AIM: The lines from the top of the material below through the line containing "const yTicks = [0, 20, 40, 60, 80, 100];" are to be printed exactly, with pictures omitted.

AVAILABLE DATA:
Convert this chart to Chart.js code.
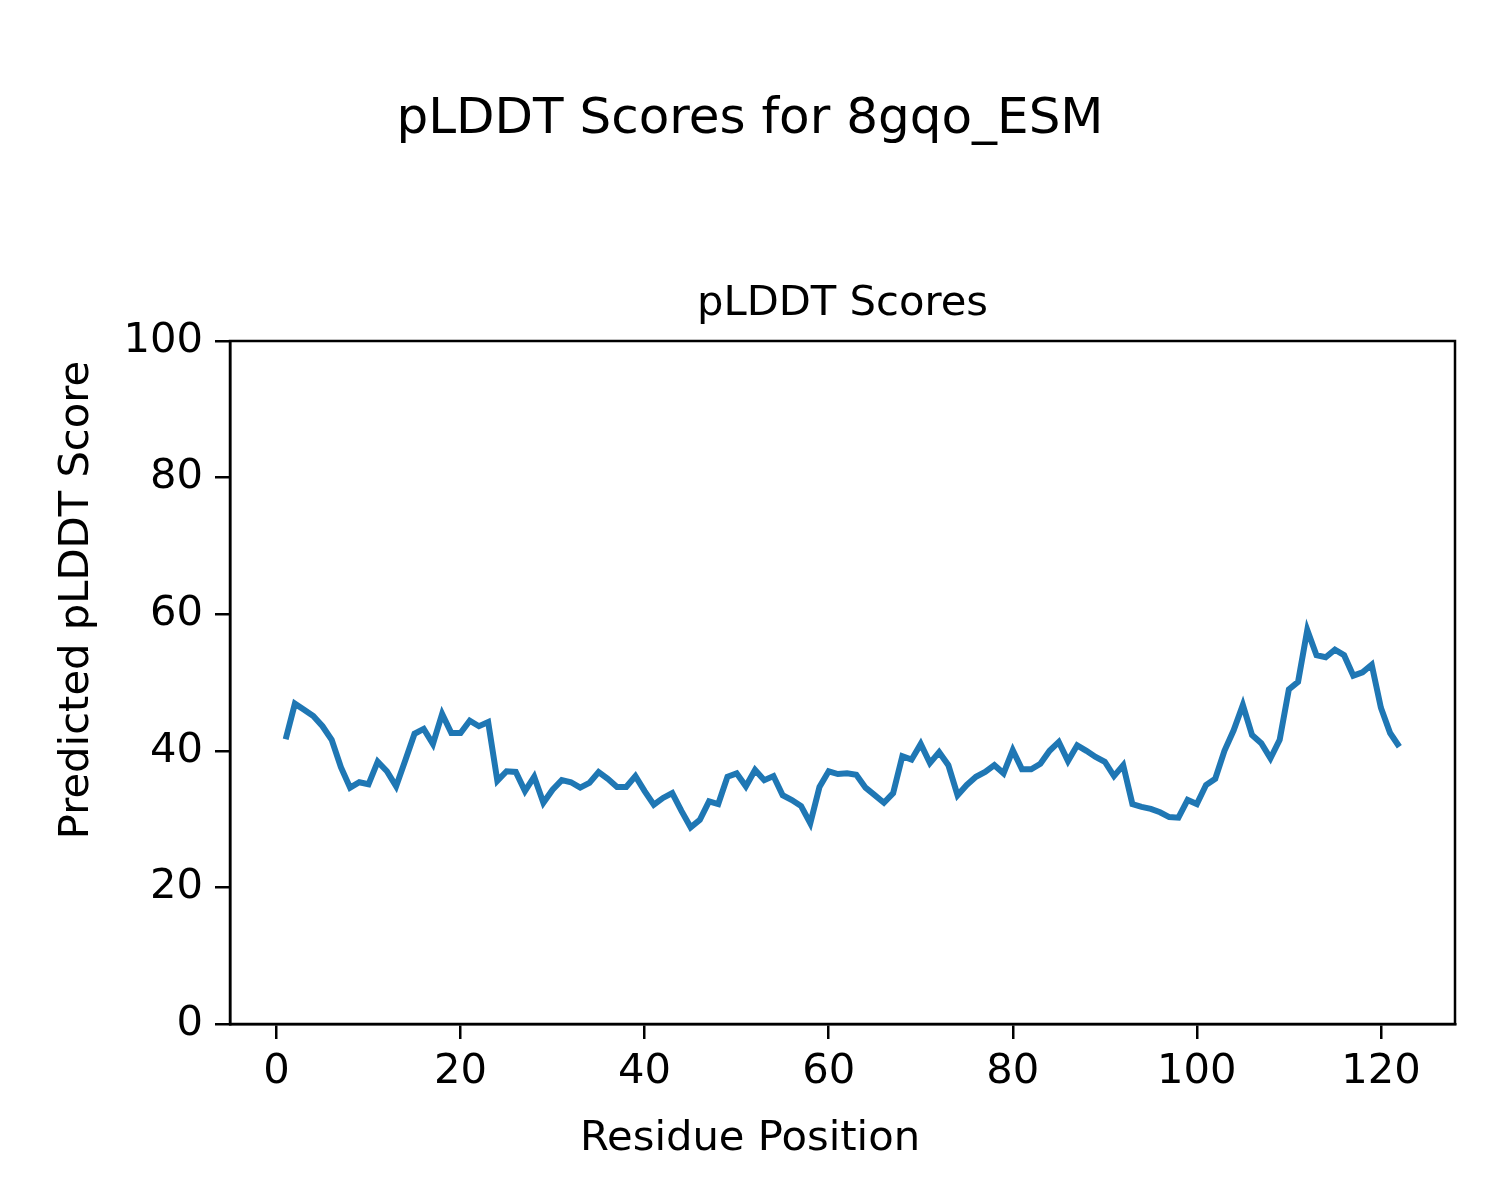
<!DOCTYPE html>
<html>
<head>
<meta charset="utf-8">
<script src="https://cdn.jsdelivr.net/npm/chart.js@4"></script>
<style>
  body { margin: 0; background: #fff; }
  #wrap { width: 1500px; height: 1200px; }
</style>
</head>
<body>
<div id="wrap"><canvas id="myChart" width="1500" height="1200"></canvas></div>
<script>
const figTitle = "pLDDT Scores for 8gqo_ESM";
const axTitle = "pLDDT Scores";
const xLabel = "Residue Position";
const yLabel = "Predicted pLDDT Score";

const xTicks = [0, 20, 40, 60, 80, 100, 120];
const yTicks = [0, 20, 40, 60, 80, 100];

// pLDDT per residue, residues 1..122
const scores = [
  41.7, 46.9, 46.0, 45.1, 43.6, 41.6, 37.6, 34.6, 35.4, 35.1,
  38.4, 37.0, 34.8, 38.6, 42.5, 43.2, 41.0, 45.4, 42.6, 42.6,
  44.4, 43.6, 44.2, 35.6, 37.0, 36.9, 34.1, 36.2, 32.4, 34.3,
  35.7, 35.4, 34.6, 35.3, 36.9, 35.9, 34.7, 34.7, 36.3, 34.1,
  32.1, 33.1, 33.8, 31.2, 28.8, 29.9, 32.6, 32.2, 36.2, 36.7,
  34.8, 37.2, 35.7, 36.3, 33.5, 32.8, 31.9, 29.4, 34.7, 37.0,
  36.6, 36.7, 36.5, 34.6, 33.5, 32.4, 33.8, 39.2, 38.7, 41.0,
  38.2, 39.8, 37.9, 33.5, 35.0, 36.2, 36.9, 37.9, 36.7, 40.1,
  37.3, 37.3, 38.1, 40.0, 41.3, 38.5, 40.8, 40.0, 39.1, 38.4,
  36.3, 37.9, 32.2, 31.8, 31.5, 31.0, 30.3, 30.2, 32.8, 32.2,
  35.0, 35.9, 40.0, 43.0, 46.7, 42.3, 41.1, 38.9, 41.6, 49.0,
  50.1, 57.7, 54.0, 53.7, 54.8, 54.0, 51.0, 51.5, 52.6, 46.3,
  42.6, 40.6
];

const residues = scores.map((s, i) => i + 1);
const points = scores.map((s, i) => ({ x: residues[i], y: s }));

const FONT = "'DejaVu Sans', sans-serif";
const LABEL_FONT = "41.7px " + FONT;

// frame, axes title (centred on the axes) and figure-level x/y labels
const figureText = {
  id: "figureText",
  afterDraw(chart) {
    const a = chart.chartArea;
    const ctx = chart.ctx;
    ctx.save();
    ctx.strokeStyle = "#000";
    ctx.lineWidth = 2.5;
    ctx.strokeRect(a.left, a.top, a.right - a.left, a.bottom - a.top);

    ctx.fillStyle = "#000";
    ctx.font = LABEL_FONT;
    ctx.textAlign = "center";
    ctx.textBaseline = "middle";
    ctx.fillText(axTitle, (a.left + a.right) / 2, 304);
    ctx.fillText(xLabel, chart.width / 2, 1139);

    ctx.translate(77, chart.height / 2);
    ctx.rotate(-Math.PI / 2);
    ctx.fillText(yLabel, 0, 0);
    ctx.restore();
  }
};

const config = {
  type: "line",
  data: {
    datasets: [{
      data: points,
      borderColor: "#1f77b4",
      borderWidth: 6,
      pointRadius: 0,
      tension: 0,
      fill: false,
    }],
  },
  options: {
    responsive: false,
    animation: false,
    layout: { padding: 0 },
    plugins: {
      legend: { display: false },
      tooltip: { enabled: false },
      title: {
        display: true,
        text: figTitle,
        color: "#000",
        font: { family: FONT, size: 50, weight: "normal" },
        padding: { top: 90, bottom: 191 },
      },
    },
    scales: {
      x: {
        type: "linear",
        min: -5.05,
        max: 128.05,
        afterBuildTicks: scale => { scale.ticks = xTicks.map(v => ({ value: v })); },
        afterFit: scale => { scale.height = 176; },
        ticks: {
          color: "#000",
          font: { family: FONT, size: 41.7 },
          padding: 8,
          maxRotation: 0,
        },
        grid: { drawOnChartArea: false, drawTicks: true, tickLength: 15, color: "#000", lineWidth: 2.5 },
        border: { display: true, color: "#000", width: 2.5 },
      },
      y: {
        type: "linear",
        min: 0,
        max: 100,
        afterBuildTicks: scale => { scale.ticks = yTicks.map(v => ({ value: v })); },
        afterFit: scale => { scale.width = 230; },
        ticks: {
          color: "#000",
          font: { family: FONT, size: 41.7 },
          padding: 12,
        },
        grid: { drawOnChartArea: false, drawTicks: true, tickLength: 15, color: "#000", lineWidth: 2.5 },
        border: { display: true, color: "#000", width: 2.5 },
      },
      // empty right-hand strip so the figure title stays centred on the page
      yRight: {
        position: "right",
        afterFit: scale => { scale.width = 45; },
        ticks: { display: false },
        grid: { display: false },
        border: { display: false },
      },
    },
  },
  plugins: [figureText],
};

const ctx = document.getElementById("myChart");
const myChart = new Chart(ctx, config);
</script>
</body>
</html>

SOLUTION FOR THIS EXERCISE:
Convert this chart to Chart.js code.
<!DOCTYPE html>
<html>
<head>
<meta charset="utf-8">
<script src="https://cdn.jsdelivr.net/npm/chart.js@4"></script>
<style>
  body { margin: 0; background: #fff; }
  #wrap { width: 1500px; height: 1200px; }
</style>
</head>
<body>
<div id="wrap"><canvas id="myChart" width="1500" height="1200"></canvas></div>
<script>
const figTitle = "pLDDT Scores for 8gqo_ESM";
const axTitle = "pLDDT Scores";
const xLabel = "Residue Position";
const yLabel = "Predicted pLDDT Score";

const xTicks = [0, 20, 40, 60, 80, 100, 120];
const yTicks = [0, 20, 40, 60, 80, 100];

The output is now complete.